Queridos amigos, ésta es la segunda carta que les escribo y, en ambas, he tratado de refrescarles la memoria y estimularlos a que sigan pensando sanamente.
Quiero que recuerden lo que los santos profetas dijeron hace mucho y lo que nuestro Señor y Salvador ordenó por medio de los apóstoles. Sobre todo, quiero recordarles que, en los últimos días, vendrán burladores que se reirán de la verdad y seguirán sus propios deseos.
Dirán: ¿Qué pasó con la promesa de que Jesús iba a volver? Desde tiempos antes de nuestros antepasados, el mundo sigue igual que al principio de la creación. Deliberadamente olvidan que Dios hizo los cielos al ordenarlo con una sola palabra y sacó la tierra de las aguas y la rodeó con agua. Luego usó el agua para destruir el mundo antiguo con un potente diluvio. Y, por esa misma palabra, los cielos y la tierra que ahora existen han sido reservados para el fuego.

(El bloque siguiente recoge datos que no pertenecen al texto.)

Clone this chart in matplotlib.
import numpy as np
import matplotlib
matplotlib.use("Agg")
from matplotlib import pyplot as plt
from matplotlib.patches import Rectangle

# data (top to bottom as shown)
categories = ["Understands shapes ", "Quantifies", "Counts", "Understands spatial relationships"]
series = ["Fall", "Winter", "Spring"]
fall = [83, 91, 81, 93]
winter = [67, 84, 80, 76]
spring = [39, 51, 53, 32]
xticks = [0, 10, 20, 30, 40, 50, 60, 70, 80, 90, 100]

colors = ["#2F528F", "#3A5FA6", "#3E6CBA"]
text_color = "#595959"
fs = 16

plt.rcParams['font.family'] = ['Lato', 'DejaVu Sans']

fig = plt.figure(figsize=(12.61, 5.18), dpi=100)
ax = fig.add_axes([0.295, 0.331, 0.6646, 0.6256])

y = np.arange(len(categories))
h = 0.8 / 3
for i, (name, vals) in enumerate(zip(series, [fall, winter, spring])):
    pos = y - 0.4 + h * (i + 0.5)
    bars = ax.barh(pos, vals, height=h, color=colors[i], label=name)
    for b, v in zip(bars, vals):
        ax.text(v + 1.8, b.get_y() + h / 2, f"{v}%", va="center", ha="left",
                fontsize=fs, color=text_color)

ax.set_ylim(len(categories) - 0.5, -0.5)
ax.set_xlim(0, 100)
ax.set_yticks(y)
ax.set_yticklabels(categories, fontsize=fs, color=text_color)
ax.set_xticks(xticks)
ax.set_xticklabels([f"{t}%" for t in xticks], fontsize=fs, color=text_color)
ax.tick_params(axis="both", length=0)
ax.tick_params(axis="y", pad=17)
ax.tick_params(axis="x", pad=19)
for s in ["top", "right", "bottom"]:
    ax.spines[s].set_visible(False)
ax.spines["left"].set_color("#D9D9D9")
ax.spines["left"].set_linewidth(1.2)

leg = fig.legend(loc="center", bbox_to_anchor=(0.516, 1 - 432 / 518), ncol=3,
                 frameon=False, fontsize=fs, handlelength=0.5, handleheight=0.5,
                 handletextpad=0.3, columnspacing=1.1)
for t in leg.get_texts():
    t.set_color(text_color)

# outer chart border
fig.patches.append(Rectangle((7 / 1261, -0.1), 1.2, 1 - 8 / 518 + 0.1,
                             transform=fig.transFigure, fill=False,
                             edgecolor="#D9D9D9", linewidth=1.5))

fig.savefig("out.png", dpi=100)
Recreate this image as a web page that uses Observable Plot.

Están guardados para el día del juicio, cuando será destruida la gente que vive sin Dios. Sin embargo, queridos amigos, hay algo que no deben olvidar: para el Señor, un día es como mil años y mil años son como un día.

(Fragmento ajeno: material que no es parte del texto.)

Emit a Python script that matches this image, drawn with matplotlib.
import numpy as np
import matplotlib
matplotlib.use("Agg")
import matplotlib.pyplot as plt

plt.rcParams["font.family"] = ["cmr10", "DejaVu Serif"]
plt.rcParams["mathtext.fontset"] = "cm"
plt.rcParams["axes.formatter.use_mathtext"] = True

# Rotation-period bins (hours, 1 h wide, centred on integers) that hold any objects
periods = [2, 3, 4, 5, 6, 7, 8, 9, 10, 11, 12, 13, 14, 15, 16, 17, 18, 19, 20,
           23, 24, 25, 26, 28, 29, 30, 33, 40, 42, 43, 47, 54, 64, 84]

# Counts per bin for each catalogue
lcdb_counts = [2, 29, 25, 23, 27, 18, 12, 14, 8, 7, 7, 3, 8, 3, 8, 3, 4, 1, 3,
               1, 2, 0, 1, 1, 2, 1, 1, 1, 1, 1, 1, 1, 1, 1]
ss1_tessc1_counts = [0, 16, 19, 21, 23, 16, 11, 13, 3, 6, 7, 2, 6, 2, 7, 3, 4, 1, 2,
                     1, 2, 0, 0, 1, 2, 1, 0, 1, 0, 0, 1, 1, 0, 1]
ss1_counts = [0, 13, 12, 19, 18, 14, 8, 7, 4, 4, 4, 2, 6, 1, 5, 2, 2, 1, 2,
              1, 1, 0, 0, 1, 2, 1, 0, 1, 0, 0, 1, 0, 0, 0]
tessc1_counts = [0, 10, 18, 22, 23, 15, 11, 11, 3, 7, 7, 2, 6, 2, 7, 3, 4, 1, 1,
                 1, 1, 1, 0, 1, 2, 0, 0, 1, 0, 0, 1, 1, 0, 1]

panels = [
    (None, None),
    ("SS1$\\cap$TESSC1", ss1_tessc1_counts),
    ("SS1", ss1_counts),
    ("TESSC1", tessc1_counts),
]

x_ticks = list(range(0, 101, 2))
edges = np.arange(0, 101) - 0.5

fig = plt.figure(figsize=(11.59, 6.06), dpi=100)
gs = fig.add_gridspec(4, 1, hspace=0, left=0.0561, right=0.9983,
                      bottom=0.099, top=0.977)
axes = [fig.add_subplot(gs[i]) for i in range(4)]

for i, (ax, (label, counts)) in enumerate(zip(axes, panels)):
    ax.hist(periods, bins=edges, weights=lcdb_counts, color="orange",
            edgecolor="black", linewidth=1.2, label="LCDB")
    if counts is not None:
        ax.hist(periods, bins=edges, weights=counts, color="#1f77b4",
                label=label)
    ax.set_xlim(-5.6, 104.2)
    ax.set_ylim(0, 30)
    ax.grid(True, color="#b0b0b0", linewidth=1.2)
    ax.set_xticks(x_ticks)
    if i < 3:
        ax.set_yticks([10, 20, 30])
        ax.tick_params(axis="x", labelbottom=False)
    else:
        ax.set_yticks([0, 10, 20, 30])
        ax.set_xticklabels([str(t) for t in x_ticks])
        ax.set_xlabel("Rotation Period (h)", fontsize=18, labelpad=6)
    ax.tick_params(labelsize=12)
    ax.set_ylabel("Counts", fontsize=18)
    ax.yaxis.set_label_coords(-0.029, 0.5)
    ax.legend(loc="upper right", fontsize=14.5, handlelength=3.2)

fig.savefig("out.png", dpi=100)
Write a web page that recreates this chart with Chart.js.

En realidad, no es que el Señor sea lento para cumplir su promesa, como algunos piensan. Al contrario, es paciente por amor a ustedes. No quiere que nadie sea destruido, quiere que todos se arrepientan. Pero el día del Señor llegará tan inesperadamente como un ladrón. Entonces los cielos desaparecerán con un terrible estruendo, y los mismos elementos se consumirán en el fuego, y la tierra con todo lo que hay en ella quedará sometida a juicio.
Dado que todo lo que nos rodea será destruido de esta manera, ¡cómo no llevar una vida santa y vivir en obediencia a Dios, esperar con ansias el día de Dios y apresurar que éste llegue! En aquel día, él prenderá fuego a los cielos, y los elementos se derretirán en las llamas. Pero nosotros esperamos con entusiasmo los cielos nuevos y la tierra nueva que él prometió, un mundo lleno de la justicia de Dios.